对此,我要反驳李茅的话:这不科学啊。不科学不一定是错的,不科学不一定无用。
呵呵,易经也这样。
中国传统中,还有一些不太出名的学问,它不太能够用科学来说明,但它曾经有用。比如,王阳明的心学。
怎样才是对待学术的正确态度呢?实践。
李叔同,一个深受西方文化训练的音乐家、戏剧家,在面对中国传统文化的疑问时,没有简单地用“这不科学”来回避,他运用了科学的态度来对待:“实践”。
“纸上得来终觉浅,绝知此事要躬行”这就对了。在对流传中国佛家、道家几千年的辟谷时,他以巨大的探索精神和宁为道死的勇气,拿自己的身体进行实践。
也许,中华文化最精华的一句话就是:是骡子是马,拿出来溜溜。
他按传统的方法进行了21天的辟谷实践,第一周减食减水,第二周绝食绝水,第三周渐次恢复。他发现,自己身体的机能和大脑的思维,不仅没有因断食而衰退,反而变得异常清醒而灵敏。“这不科学啊?”是的,不太用科学解释得清楚。热量收入少而支出多,体重没有明显减轻,那么,能量从哪里来?

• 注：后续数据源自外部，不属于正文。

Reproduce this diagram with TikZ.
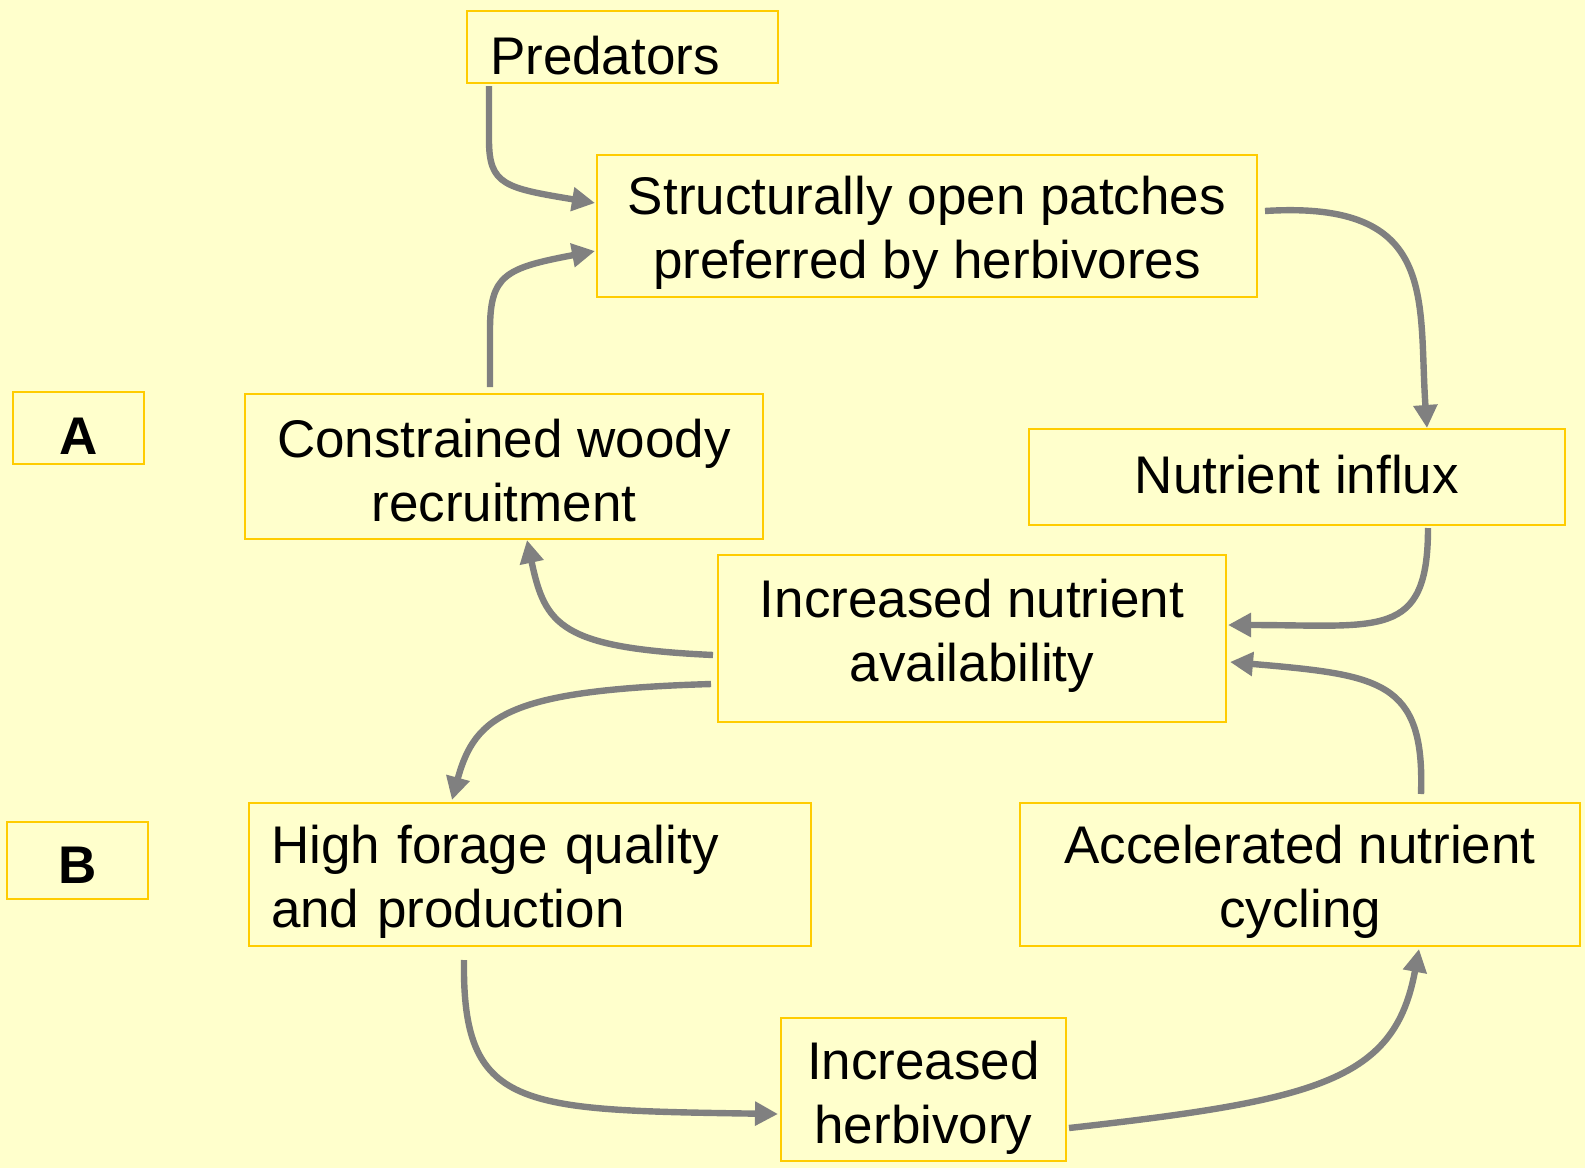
\documentclass[tikz,border=0pt]{standalone}
\usepackage{fontspec}
\setmainfont{Liberation Sans}
\usetikzlibrary{arrows.meta,calc}
\definecolor{bgc}{HTML}{FFFFCC}
\definecolor{boxc}{HTML}{FFCC00}
\definecolor{arrc}{HTML}{808080}
\newcommand\up[1]{\rule{0pt}{#1}}
\newcommand\dn[1]{\rule[-#1]{0pt}{0pt}}
\begin{document}
\begin{tikzpicture}[x=0.5pt,y=-0.5pt,
  box/.style={draw=boxc, line width=1pt, inner sep=0pt, anchor=north west, align=center,
    font=\fontsize{26.5}{32}\selectfont},
  lbl/.style={box, font=\fontsize{26.5}{32}\selectfont\bfseries},
  arr/.style={draw=arrc, line width=3.2pt, -{Triangle[length=11.5pt,width=11.5pt]}}]
\fill[bgc] (0,0) rectangle (1585,1168);
\useasboundingbox (0,0) rectangle (1585,1168);

\node[box, minimum width=155.5pt, minimum height=36pt, inner xsep=11.5pt, text width=132.5pt, align=left] (pred) at (466,10) {\up{28pt}Predators};
\node[box, minimum width=330pt, minimum height=71pt] (struct) at (596,154) {\up{26.3pt}Structurally open patches\\preferred by herbivores};
\node[lbl, minimum width=65.5pt, minimum height=36pt] (A) at (12,391) {\up{26pt}A};
\node[box, minimum width=259pt, minimum height=72.5pt] (constr) at (244,393) {\up{23.3pt}Constrained woody\\recruitment};
\node[box, minimum width=268pt, minimum height=48pt] (influx) at (1028,428) {\dn{3pt}Nutrient influx};
\node[box, minimum width=254pt, minimum height=83.5pt] (avail) at (717,554) {Increased nutrient\\availability\dn{8.6pt}};
\node[lbl, minimum width=70.5pt, minimum height=38.5pt] (B) at (6,821) {\up{23pt}B};
\node[box, minimum width=281pt, minimum height=71.5pt, inner xsep=11pt, text width=259pt, align=left] (forage) at (248,802) {\up{26pt}High forage quality\\and production};
\node[box, minimum width=280pt, minimum height=71.5pt] (accel) at (1019,802) {\up{26.3pt}Accelerated nutrient\\cycling};
\node[box, minimum width=142.5pt, minimum height=71.5pt] (herb) at (780,1017) {\up{27pt}Increased\\herbivory};

% connectors
\draw[arr] ($(pred.north west)+(23,76)$) -- (489,140) .. controls (489,185) and (505,188) .. ($(struct.north west)+(-1,49)$);
\draw[arr] ($(constr.north west)+(246,-6)$) -- (490,330) .. controls (490,275) and (505,268) .. ($(struct.north west)+(-1,97)$);
\draw[arr] ($(struct.north east)+(7,57)$) .. controls (1440,200) and (1418,300) .. ($(influx.north west)+(399,0)$);
\draw[arr] ($(influx.south west)+(400,2)$) .. controls (1428,640) and (1380,625) .. ($(avail.north east)+(1,71)$);
\draw[arr] ($(accel.north west)+(402,-8)$) .. controls (1425,680) and (1380,675) .. ($(avail.north east)+(3,108)$);
\draw[arr] ($(avail.north west)+(-4,101)$) .. controls (560,648) and (545,625) .. ($(constr.south west)+(283,0)$);
\draw[arr] ($(avail.north west)+(-6,130)$) .. controls (510,690) and (475,715) .. ($(forage.north west)+(204,-2)$);
\draw[arr] ($(forage.south west)+(216,13)$) .. controls (462,1110) and (520,1110) .. ($(herb.north west)+(-2,97)$);
\draw[arr] ($(herb.south east)+(2,-34)$) .. controls (1320,1100) and (1395,1080) .. ($(accel.south west)+(400,2)$);
\end{tikzpicture}
\end{document}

从静坐而来?真有食气之说?从太阳而来?他却闭门不出。
他不说,因为,他是老实人,不解释自己没明白的事。但他的《断食日记》却实在地摆在你面前。他是故意撒谎吗?动机呢?他是故弄玄虚吗?先例呢?
抛弃世间的荣华,抛弃如日中天的名声,抛弃深爱自己的妻子,抛弃精心培养的学生,他出家了。为什么呢?
最大可能性,是他发现了生命价值某种最大的可能性,他想去试试,亲自实践。走得如此绝决,没给学生一句告别,没给妻子一个理由,日本妻子到来时,他留下一枝钢笔,算是对世间学术的告别。